On Thursday, Trump said in an interview with NBC'sLester Holt that he had already made the decision on Comey's fate long before requesting Rosenstein's opinion on the matter. (Rosenstein's memo never directly recommended firing Comey.)
“I was going to fire Comey — my decision,” Trump told Holt, contradicting the narrative spun by his staff and vice president. “I was going to fire regardless of recommendation.”
The president's surrogates had been adamant that Comey got the ax because of his handling of the investigation into Hillary Clinton's emails and that firing him had nothing to do with the FBI's investigation into Trump administration ties to Russia.
Trump then defended Comey's firing in part by referencing that very investigation, directly contradicting the initial explanation given by his staff and himself.
“And in fact, when I decided to just do it, I said to myself, I said, ‘You know, this Russia thing with Trump and Russia is a made-up story,’” Mr. Trump told Holt. “It’s an excuse by the Democrats for having lost an election that they should have won.”
His tweets Friday indicated he remains frustrated.
"Again, the story that there was collusion between the Russians & Trump campaign was fabricated by Dems as an excuse for losing the election," Trump tweeted. "James Comey better hope that there are no 'tapes' of our conversations before he starts leaking to the press!"

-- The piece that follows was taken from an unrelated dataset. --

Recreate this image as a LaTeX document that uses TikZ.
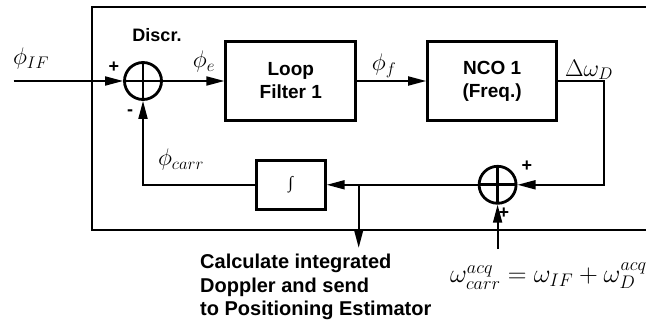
\RequirePackage{fix-cm}
\documentclass[tikz,border=0pt]{standalone}
\usepackage{fontspec}
\setsansfont{Liberation Sans}
\newfontfamily\intfont{Liberation Serif}
\usepackage{tikz}
\usetikzlibrary{arrows.meta, positioning}

\begin{document}
\begin{tikzpicture}[x=1pt, y=-1pt,
        block/.style={rectangle, draw=black, line width=2.8pt, minimum width=130pt, minimum height=79pt, align=center, font=\sffamily\bfseries\fontsize{19}{23}\selectfont},
        summer/.style={circle, draw=black, line width=2.8pt, minimum size=37pt, inner sep=0pt, path picture={\draw[line width=2.8pt] (path picture bounding box.north) -- (path picture bounding box.south) (path picture bounding box.west) -- (path picture bounding box.east);}},
        sig/.style={-{Triangle[length=18pt, width=9pt]}, line width=1.8pt},
        lbl/.style={font=\sffamily\bfseries\fontsize{18}{23}\selectfont, inner sep=0pt},
        sym/.style={font=\fontsize{24}{28}\selectfont, inner sep=0pt}
    ]
        \useasboundingbox (0,0) rectangle (646,326);
        \clip (0,0) rectangle (646,326);

        \node[summer] (sum1) at (143,81) {};
        \node[block, right=61.5pt of sum1] (filter) {Loop\\Filter 1};
        \node[block, minimum width=129pt, right=69pt of filter] (nco) {NCO 1\\(Freq.)};
        \node[block, minimum width=69pt, minimum height=49pt, below=37pt of filter, font=\intfont\fontsize{17}{17}\selectfont] (integ) {∫};
        \node[summer, right=151pt of integ] (sum2) {};

        \coordinate[left=109.5pt of sum1] (input);
        \coordinate[right=32pt of integ.east] (tap);
        \coordinate[below=63pt of tap] (report);
        \coordinate[below=44.5pt of sum2] (acq);
        \coordinate[right=86.5pt of sum2] (turn);

        \draw[line width=1.8pt] (660,7) -- (92,7) -- (92,230) -- (660,230);

        \draw[sig] (input) -- (sum1);
        \draw[sig] (sum1) -- (filter);
        \draw[sig] (filter) -- (nco);
        \draw[sig] (nco.east) -| (turn) -- (sum2);
        \draw[sig] (sum2) -- (integ);
        \draw[sig] (tap) -- (report);
        \draw[sig] (acq) -- (sum2);
        \draw[sig] (integ) -| (sum1);

        \node[sym] (phiif) at (31,59) {$\phi_{IF}$};
        \node[sym] (phie) at (204,62) {$\phi_e$};
        \node[sym] (phif) at (384,66) {$\phi_f$};
        \node[sym] (domega) at (589,70) {$\Delta\omega_D$};
        \node[sym] (phicarr) at (181,160) {$\phi_{carr}$};

        \node[lbl] (discr) at (157,35) {Discr.};
        \node[lbl] (plusa) at (114,67) {+};
        \node[lbl] (minusa) at (130,113) {-};
        \node[lbl] (plusb) at (527,166) {+};
        \node[lbl] (plusc) at (504,213) {+};

        \node[lbl, align=left, anchor=north west, font=\sffamily\bfseries\fontsize{20}{23.5}\selectfont] (calc) at (200,254) {Calculate integrated\\Doppler and send\\to Positioning Estimator};
        \node[anchor=base west, inner sep=0pt, font=\fontsize{26}{30}\selectfont] (eq) at (450,283) {$\omega_{carr}^{acq} = \omega_{IF} + \omega_D^{acq}$};
    \end{tikzpicture}
\end{document}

Whether the threat directed at Comey was bluster or not is unknown but raising the possibility of secret tapes was striking in its similarities to the tweet storm Trump unleashed when he accused President Obama of wiretapping him.
The threat also did nothing to silence the Trump critics who have been comparing his firing of Comey to Richard Nixon's order to fire Archibald Cox, the special prosecutor investigating Watergate. Nixon's order came after Cox subpoenaed him for secret White House tapes. (Attorney General Elliot Richardson and his deputy, William Ruckelshaus, refused to fire Cox and resigned instead. Solicitor General Robert H. Bork fired Cox.)
“Not since Watergate have our legal systems been so threatened and our faith in the independence and integrity of those systems so shaken,” said Senator Richard Blumenthal, Democrat of Connecticut.